Anyone ever use this safe opening device?

About 10 or 15 years ago I read a description in Playboy (I think) of a mechnical device which opened safes. It attached to the front of the safe, a shaft was connected to the dial, and it would literally try every possible number combination until it opened. It spun fast enough that the manufacturer claimed it could, running continuously, open any safe in no more than a week. It also said its sale would obviously be restricted. I thought it was one of the coolest things I’d ever seen, but I’ve never heard of it since. Anyone know if the thing really existed?

Don’t know, but I remember it was a big thing on several episodes of Mission Impossible decades ago! That Barney (Greg Morris), what a guy!

About 8 years ago on alt.locksmith, I heard a guy describe such a device. At the time, I thought it was his own invention, and I thought it was pretty clever. I didn’t know something like that was commercially available. I’ve never seen one in locksmith catalogs. I’m looking at the latest Clark’s security catalog (a big place in So California), and there’s no mention.

Here’s one such device for opening combination locks.

That is so cool.

Yes I have used an Autodialer. Lockmasters a company based in Nicholasville Ky sells them at around 2K a pop to certified locksmiths. I believe the average time for that machine with no known combo is 24-36 hours.
There is a new device now sold the MBA associates that is nto an autodialer but an auto manipulator. Which can open Group 2 (more common safe locks) in approx 30 to 45 minutes.
Keep in mind there are two kinds of mechanical locks on safes group 1 and group 2 type locks. An auto dialer works on group 2 but unless there is serious modifications will not work on a group 1 type lock.
Group two locks are used mainly in commercial and residential safes.
Group one locks are what you find on most goverment containers.
I could go into more detail about the differences between the two but that is for another thread at another time.

Good day,
Osip

Ah, just use a magnesium torch. Presto.

While Richard Feynmann was working on the Manhattan Project, he took up safecracking as a hobby. He determined that he could open any safe on the premesis by trying all combinations in a maximum of eight hours, and these were the safes used to hold our nation’s most sensitive Top Top Secret information. Of course, he used a few tricks to make it quicker, too.

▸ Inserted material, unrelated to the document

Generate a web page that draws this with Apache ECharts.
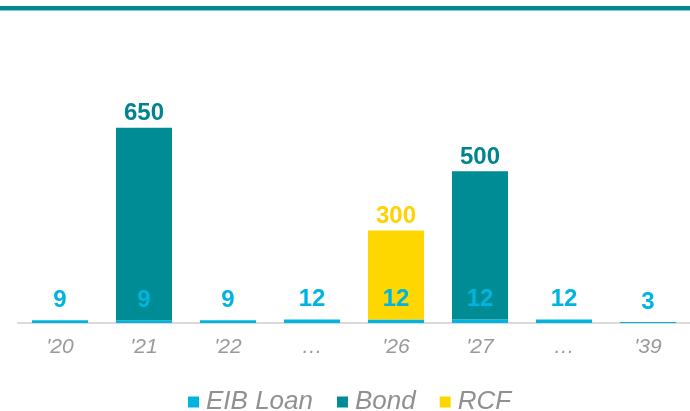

I don’t know if Feynman’s 8 hours would suffice today. Let’s look at a simple, cheap masterlock, shall we? With forty numbers, each available for any of the three numbers used in the combination, you have 64,000 possible combinations. Even at one combination a second (impossible), it would take you nearly 18 hours…

ya know, it occurred to me, what good is opening the safe if the machine doesn’t make a record of what the actual combination IS? I know you want to get at the contents, but the safe is still useless for future use without a combination. I suppose once the safe is open, there is some way to open the guts and get the combination settings?

The thing there is that he determined he could be one number off in any direction and it wouldn’t matter, thus greatly cutting down the number of combinations.

IANAE.

But…

Most safes I have seen have an access panel inside. When you remove the panel, you can either reset the lock to a new combination or replace the mechanism entirely, depending on what you need to do. On some types of safe (exactly which kinds I don’t know, except we had one in my workplace) if you screw up while resetting the combo, you have to get a locksmith in to sort things out. I presume this means that it’s possible to accidentally reset the combo to something you didn’t intend (and have no clear way of knowing). Only a trained locksmith can help you then.

~~Baloo

Osip-

Got any URLs explaining the more detailed workings of safes & locks (group 1 vs. 2 etc.)?